Classes \(L_{p,r}^\alpha\) of Lizorkin-Samko type, related to complex powers of the telegraph operator (Q1397524)

The author considers the fractional powers \(\left(\square+\frac{\partial}{\partial x_1}\right)^{-\alpha}\) with \(\Re\alpha >0\), where \(\square =\frac{\partial^2}{\partial x_1^2} -\frac{\partial^2}{\partial x_2^2}-\cdots - \frac{\partial^2}{\partial x_n^2}\) is the wave operator. \ (The equation \(\left(\square+\frac{\partial}{\partial x_1}\right) u =0\) is known as the telegraph equation). He shows that these fractional powers may be realized in the form of the potential operator \[ H^\alpha\varphi (x)= c_n(\alpha)\int_{K^+_+}\frac{e^{-\frac{y_1}{2}} I_{\frac{\alpha -n}{2}}\left( \frac{r(y)}{2}\right)}{r^\frac{n-\alpha}{2}(y)} \varphi(x-y) dy \] where \(K^+_+\) is the forward light cone and \(r(y)\) is the Lorentz distance. The mapping properties of the operator \(H^\alpha\) within the spaces \(L_p\) are given, including the estimate \(\|H^\alpha\varphi\|_q\leq C \|\varphi\|_p\) with \(\frac{1}{q}=\frac{1}{p}=\frac{\Re\alpha+n-1}{2n}\).

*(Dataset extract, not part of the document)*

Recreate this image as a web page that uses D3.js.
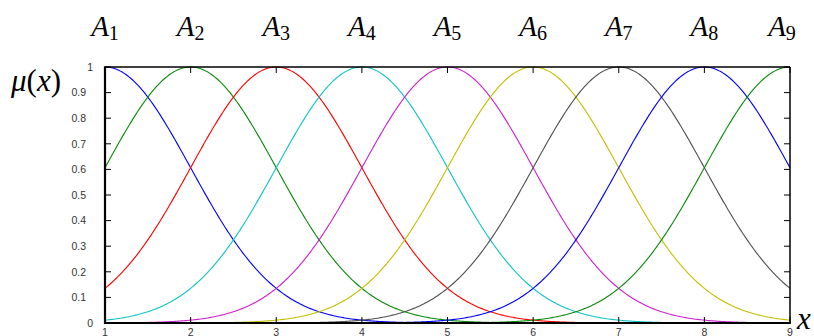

The main attention is paid to the characterization of the range \(H^\alpha(L_p)\) of this potential operator and its intersection \(L_r\cap H^\alpha(L_p)\) with the Lebesgue space with an arbitrary \(r>1.\) Their characterization is given in terms of some limiting process (the method of approximative inverse operators).